[Exercise]:
Reproduce all the lines below exactly and omit the images.

[Supplied material]:
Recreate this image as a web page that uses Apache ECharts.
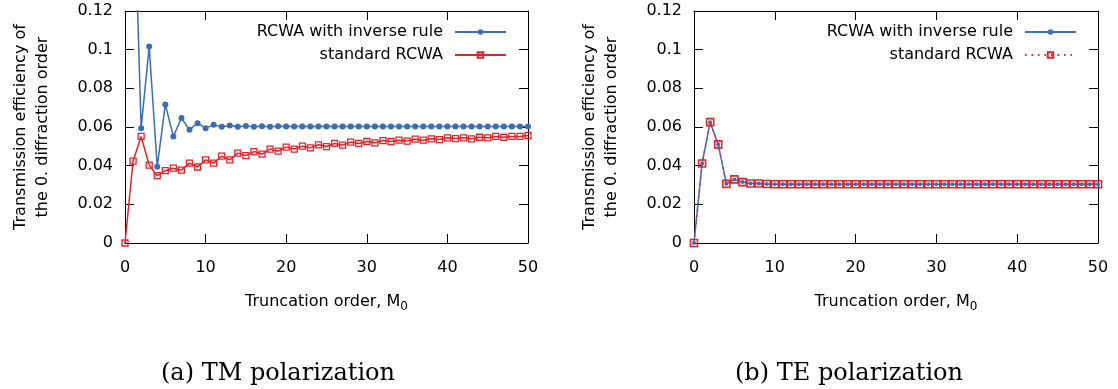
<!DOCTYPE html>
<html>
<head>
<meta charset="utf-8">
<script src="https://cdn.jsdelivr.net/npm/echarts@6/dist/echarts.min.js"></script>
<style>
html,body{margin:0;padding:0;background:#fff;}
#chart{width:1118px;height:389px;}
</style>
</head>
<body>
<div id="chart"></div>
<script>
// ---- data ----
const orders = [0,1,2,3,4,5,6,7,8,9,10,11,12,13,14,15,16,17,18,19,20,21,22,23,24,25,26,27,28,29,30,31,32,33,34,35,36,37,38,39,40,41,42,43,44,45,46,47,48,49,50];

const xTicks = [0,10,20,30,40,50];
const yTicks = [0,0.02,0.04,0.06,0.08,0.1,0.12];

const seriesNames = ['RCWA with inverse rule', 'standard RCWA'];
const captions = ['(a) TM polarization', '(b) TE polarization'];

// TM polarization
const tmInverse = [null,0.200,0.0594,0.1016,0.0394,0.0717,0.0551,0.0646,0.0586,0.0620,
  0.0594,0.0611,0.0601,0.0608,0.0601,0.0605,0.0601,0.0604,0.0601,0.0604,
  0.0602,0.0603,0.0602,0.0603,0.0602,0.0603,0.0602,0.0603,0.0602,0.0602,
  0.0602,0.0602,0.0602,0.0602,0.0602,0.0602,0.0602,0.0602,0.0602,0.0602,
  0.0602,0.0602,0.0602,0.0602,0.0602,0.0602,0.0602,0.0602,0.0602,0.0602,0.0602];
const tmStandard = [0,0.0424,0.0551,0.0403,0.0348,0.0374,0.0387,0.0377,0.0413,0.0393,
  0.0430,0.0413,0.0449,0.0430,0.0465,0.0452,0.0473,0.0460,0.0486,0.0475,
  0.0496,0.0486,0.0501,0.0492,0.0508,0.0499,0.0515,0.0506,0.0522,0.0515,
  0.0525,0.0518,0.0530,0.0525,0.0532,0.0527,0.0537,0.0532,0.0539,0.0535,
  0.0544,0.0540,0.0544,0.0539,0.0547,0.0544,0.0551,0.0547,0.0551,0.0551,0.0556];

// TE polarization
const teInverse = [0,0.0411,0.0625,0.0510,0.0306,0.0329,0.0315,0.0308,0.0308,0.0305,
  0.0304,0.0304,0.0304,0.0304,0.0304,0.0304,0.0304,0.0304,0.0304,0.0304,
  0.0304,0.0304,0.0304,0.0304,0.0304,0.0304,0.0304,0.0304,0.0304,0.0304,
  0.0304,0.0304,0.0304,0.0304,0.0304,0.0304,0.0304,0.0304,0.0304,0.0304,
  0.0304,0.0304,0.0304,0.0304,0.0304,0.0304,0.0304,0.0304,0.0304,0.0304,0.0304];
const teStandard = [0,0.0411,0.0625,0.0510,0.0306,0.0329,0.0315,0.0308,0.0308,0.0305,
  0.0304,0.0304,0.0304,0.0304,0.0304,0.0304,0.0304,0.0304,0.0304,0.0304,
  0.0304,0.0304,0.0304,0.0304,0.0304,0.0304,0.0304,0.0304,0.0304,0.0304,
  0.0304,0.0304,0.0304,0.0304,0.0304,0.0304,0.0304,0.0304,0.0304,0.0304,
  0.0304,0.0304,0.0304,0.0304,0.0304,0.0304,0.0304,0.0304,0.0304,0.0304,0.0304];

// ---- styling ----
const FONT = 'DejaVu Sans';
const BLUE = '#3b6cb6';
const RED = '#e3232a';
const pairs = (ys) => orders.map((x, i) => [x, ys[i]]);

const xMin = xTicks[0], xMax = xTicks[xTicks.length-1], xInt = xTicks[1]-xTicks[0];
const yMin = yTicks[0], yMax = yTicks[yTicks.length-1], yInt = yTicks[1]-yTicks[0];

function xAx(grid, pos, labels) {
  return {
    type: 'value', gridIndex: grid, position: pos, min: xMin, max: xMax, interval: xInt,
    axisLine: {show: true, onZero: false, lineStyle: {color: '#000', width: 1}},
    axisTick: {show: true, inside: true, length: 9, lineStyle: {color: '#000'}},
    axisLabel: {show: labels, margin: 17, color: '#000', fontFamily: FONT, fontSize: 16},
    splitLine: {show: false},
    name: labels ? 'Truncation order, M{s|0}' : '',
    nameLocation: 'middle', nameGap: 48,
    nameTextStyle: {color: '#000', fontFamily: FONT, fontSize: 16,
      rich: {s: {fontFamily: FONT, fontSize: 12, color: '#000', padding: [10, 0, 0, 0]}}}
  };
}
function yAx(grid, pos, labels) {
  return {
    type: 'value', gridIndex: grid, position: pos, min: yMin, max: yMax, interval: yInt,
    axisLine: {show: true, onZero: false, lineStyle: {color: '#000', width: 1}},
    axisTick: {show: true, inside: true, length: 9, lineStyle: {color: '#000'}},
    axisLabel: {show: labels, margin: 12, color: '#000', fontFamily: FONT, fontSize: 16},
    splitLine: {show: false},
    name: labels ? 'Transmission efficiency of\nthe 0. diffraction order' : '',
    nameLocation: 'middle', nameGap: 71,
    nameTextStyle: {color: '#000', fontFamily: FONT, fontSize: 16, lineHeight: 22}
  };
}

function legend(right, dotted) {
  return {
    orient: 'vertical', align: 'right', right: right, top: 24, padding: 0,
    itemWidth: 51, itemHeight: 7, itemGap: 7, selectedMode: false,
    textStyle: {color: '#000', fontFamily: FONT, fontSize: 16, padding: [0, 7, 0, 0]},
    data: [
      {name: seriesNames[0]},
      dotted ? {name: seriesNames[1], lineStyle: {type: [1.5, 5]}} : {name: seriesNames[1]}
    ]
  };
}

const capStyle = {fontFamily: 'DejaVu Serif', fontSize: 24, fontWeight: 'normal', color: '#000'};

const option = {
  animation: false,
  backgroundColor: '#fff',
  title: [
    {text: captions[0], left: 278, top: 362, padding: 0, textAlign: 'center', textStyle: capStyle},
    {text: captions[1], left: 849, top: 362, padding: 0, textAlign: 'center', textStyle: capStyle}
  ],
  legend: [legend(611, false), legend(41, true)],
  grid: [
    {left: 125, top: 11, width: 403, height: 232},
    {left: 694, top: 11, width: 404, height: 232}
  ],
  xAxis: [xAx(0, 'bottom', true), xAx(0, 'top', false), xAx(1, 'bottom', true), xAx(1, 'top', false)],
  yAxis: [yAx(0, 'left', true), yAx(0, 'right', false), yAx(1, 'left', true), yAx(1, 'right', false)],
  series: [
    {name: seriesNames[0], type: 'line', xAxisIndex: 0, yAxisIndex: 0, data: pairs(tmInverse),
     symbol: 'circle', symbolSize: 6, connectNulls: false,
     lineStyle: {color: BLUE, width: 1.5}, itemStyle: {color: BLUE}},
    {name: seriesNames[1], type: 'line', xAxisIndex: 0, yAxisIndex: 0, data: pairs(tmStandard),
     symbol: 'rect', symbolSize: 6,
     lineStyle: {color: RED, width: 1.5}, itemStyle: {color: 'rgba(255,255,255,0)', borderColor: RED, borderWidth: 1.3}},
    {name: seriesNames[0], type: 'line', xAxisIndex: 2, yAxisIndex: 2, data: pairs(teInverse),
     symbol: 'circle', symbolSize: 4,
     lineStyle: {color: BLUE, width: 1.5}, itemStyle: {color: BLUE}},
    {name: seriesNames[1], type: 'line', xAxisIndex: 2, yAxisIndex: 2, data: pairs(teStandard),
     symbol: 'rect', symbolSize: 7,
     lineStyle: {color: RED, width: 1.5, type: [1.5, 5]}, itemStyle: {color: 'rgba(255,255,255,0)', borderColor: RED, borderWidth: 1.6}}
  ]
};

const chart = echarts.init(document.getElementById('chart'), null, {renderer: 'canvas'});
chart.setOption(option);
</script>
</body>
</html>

[The solution]:
Recreate this image as a web page that uses Apache ECharts.
<!DOCTYPE html>
<html>
<head>
<meta charset="utf-8">
<script src="https://cdn.jsdelivr.net/npm/echarts@6/dist/echarts.min.js"></script>
<style>
html,body{margin:0;padding:0;background:#fff;}
#chart{width:1118px;height:389px;}
</style>
</head>
<body>
<div id="chart"></div>
<script>
// ---- data ----
const orders = [0,1,2,3,4,5,6,7,8,9,10,11,12,13,14,15,16,17,18,19,20,21,22,23,24,25,26,27,28,29,30,31,32,33,34,35,36,37,38,39,40,41,42,43,44,45,46,47,48,49,50];

const xTicks = [0,10,20,30,40,50];
const yTicks = [0,0.02,0.04,0.06,0.08,0.1,0.12];

const seriesNames = ['RCWA with inverse rule', 'standard RCWA'];
const captions = ['(a) TM polarization', '(b) TE polarization'];

// TM polarization
const tmInverse = [null,0.200,0.0594,0.1016,0.0394,0.0717,0.0551,0.0646,0.0586,0.0620,
  0.0594,0.0611,0.0601,0.0608,0.0601,0.0605,0.0601,0.0604,0.0601,0.0604,
  0.0602,0.0603,0.0602,0.0603,0.0602,0.0603,0.0602,0.0603,0.0602,0.0602,
  0.0602,0.0602,0.0602,0.0602,0.0602,0.0602,0.0602,0.0602,0.0602,0.0602,
  0.0602,0.0602,0.0602,0.0602,0.0602,0.0602,0.0602,0.0602,0.0602,0.0602,0.0602];
const tmStandard = [0,0.0424,0.0551,0.0403,0.0348,0.0374,0.0387,0.0377,0.0413,0.0393,
  0.0430,0.0413,0.0449,0.0430,0.0465,0.0452,0.0473,0.0460,0.0486,0.0475,
  0.0496,0.0486,0.0501,0.0492,0.0508,0.0499,0.0515,0.0506,0.0522,0.0515,
  0.0525,0.0518,0.0530,0.0525,0.0532,0.0527,0.0537,0.0532,0.0539,0.0535,
  0.0544,0.0540,0.0544,0.0539,0.0547,0.0544,0.0551,0.0547,0.0551,0.0551,0.0556];

// TE polarization
const teInverse = [0,0.0411,0.0625,0.0510,0.0306,0.0329,0.0315,0.0308,0.0308,0.0305,
  0.0304,0.0304,0.0304,0.0304,0.0304,0.0304,0.0304,0.0304,0.0304,0.0304,
  0.0304,0.0304,0.0304,0.0304,0.0304,0.0304,0.0304,0.0304,0.0304,0.0304,
  0.0304,0.0304,0.0304,0.0304,0.0304,0.0304,0.0304,0.0304,0.0304,0.0304,
  0.0304,0.0304,0.0304,0.0304,0.0304,0.0304,0.0304,0.0304,0.0304,0.0304,0.0304];
const teStandard = [0,0.0411,0.0625,0.0510,0.0306,0.0329,0.0315,0.0308,0.0308,0.0305,
  0.0304,0.0304,0.0304,0.0304,0.0304,0.0304,0.0304,0.0304,0.0304,0.0304,
  0.0304,0.0304,0.0304,0.0304,0.0304,0.0304,0.0304,0.0304,0.0304,0.0304,
  0.0304,0.0304,0.0304,0.0304,0.0304,0.0304,0.0304,0.0304,0.0304,0.0304,
  0.0304,0.0304,0.0304,0.0304,0.0304,0.0304,0.0304,0.0304,0.0304,0.0304,0.0304];

// ---- styling ----
const FONT = 'DejaVu Sans';
const BLUE = '#3b6cb6';
const RED = '#e3232a';
const pairs = (ys) => orders.map((x, i) => [x, ys[i]]);

const xMin = xTicks[0], xMax = xTicks[xTicks.length-1], xInt = xTicks[1]-xTicks[0];
const yMin = yTicks[0], yMax = yTicks[yTicks.length-1], yInt = yTicks[1]-yTicks[0];

function xAx(grid, pos, labels) {
  return {
    type: 'value', gridIndex: grid, position: pos, min: xMin, max: xMax, interval: xInt,
    axisLine: {show: true, onZero: false, lineStyle: {color: '#000', width: 1}},
    axisTick: {show: true, inside: true, length: 9, lineStyle: {color: '#000'}},
    axisLabel: {show: labels, margin: 17, color: '#000', fontFamily: FONT, fontSize: 16},
    splitLine: {show: false},
    name: labels ? 'Truncation order, M{s|0}' : '',
    nameLocation: 'middle', nameGap: 48,
    nameTextStyle: {color: '#000', fontFamily: FONT, fontSize: 16,
      rich: {s: {fontFamily: FONT, fontSize: 12, color: '#000', padding: [10, 0, 0, 0]}}}
  };
}
function yAx(grid, pos, labels) {
  return {
    type: 'value', gridIndex: grid, position: pos, min: yMin, max: yMax, interval: yInt,
    axisLine: {show: true, onZero: false, lineStyle: {color: '#000', width: 1}},
    axisTick: {show: true, inside: true, length: 9, lineStyle: {color: '#000'}},
    axisLabel: {show: labels, margin: 12, color: '#000', fontFamily: FONT, fontSize: 16},
    splitLine: {show: false},
    name: labels ? 'Transmission efficiency of\nthe 0. diffraction order' : '',
    nameLocation: 'middle', nameGap: 71,
    nameTextStyle: {color: '#000', fontFamily: FONT, fontSize: 16, lineHeight: 22}
  };
}

function legend(right, dotted) {
  return {
    orient: 'vertical', align: 'right', right: right, top: 24, padding: 0,
    itemWidth: 51, itemHeight: 7, itemGap: 7, selectedMode: false,
    textStyle: {color: '#000', fontFamily: FONT, fontSize: 16, padding: [0, 7, 0, 0]},
    data: [
      {name: seriesNames[0]},
      dotted ? {name: seriesNames[1], lineStyle: {type: [1.5, 5]}} : {name: seriesNames[1]}
    ]
  };
}

const capStyle = {fontFamily: 'DejaVu Serif', fontSize: 24, fontWeight: 'normal', color: '#000'};

const option = {
  animation: false,
  backgroundColor: '#fff',
  title: [
    {text: captions[0], left: 278, top: 362, padding: 0, textAlign: 'center', textStyle: capStyle},
    {text: captions[1], left: 849, top: 362, padding: 0, textAlign: 'center', textStyle: capStyle}
  ],
  legend: [legend(611, false), legend(41, true)],
  grid: [
    {left: 125, top: 11, width: 403, height: 232},
    {left: 694, top: 11, width: 404, height: 232}
  ],
  xAxis: [xAx(0, 'bottom', true), xAx(0, 'top', false), xAx(1, 'bottom', true), xAx(1, 'top', false)],
  yAxis: [yAx(0, 'left', true), yAx(0, 'right', false), yAx(1, 'left', true), yAx(1, 'right', false)],
  series: [
    {name: seriesNames[0], type: 'line', xAxisIndex: 0, yAxisIndex: 0, data: pairs(tmInverse),
     symbol: 'circle', symbolSize: 6, connectNulls: false,
     lineStyle: {color: BLUE, width: 1.5}, itemStyle: {color: BLUE}},
    {name: seriesNames[1], type: 'line', xAxisIndex: 0, yAxisIndex: 0, data: pairs(tmStandard),
     symbol: 'rect', symbolSize: 6,
     lineStyle: {color: RED, width: 1.5}, itemStyle: {color: 'rgba(255,255,255,0)', borderColor: RED, borderWidth: 1.3}},
    {name: seriesNames[0], type: 'line', xAxisIndex: 2, yAxisIndex: 2, data: pairs(teInverse),
     symbol: 'circle', symbolSize: 4,
     lineStyle: {color: BLUE, width: 1.5}, itemStyle: {color: BLUE}},
    {name: seriesNames[1], type: 'line', xAxisIndex: 2, yAxisIndex: 2, data: pairs(teStandard),
     symbol: 'rect', symbolSize: 7,
     lineStyle: {color: RED, width: 1.5, type: [1.5, 5]}, itemStyle: {color: 'rgba(255,255,255,0)', borderColor: RED, borderWidth: 1.6}}
  ]
};

const chart = echarts.init(document.getElementById('chart'), null, {renderer: 'canvas'});
chart.setOption(option);
</script>
</body>
</html>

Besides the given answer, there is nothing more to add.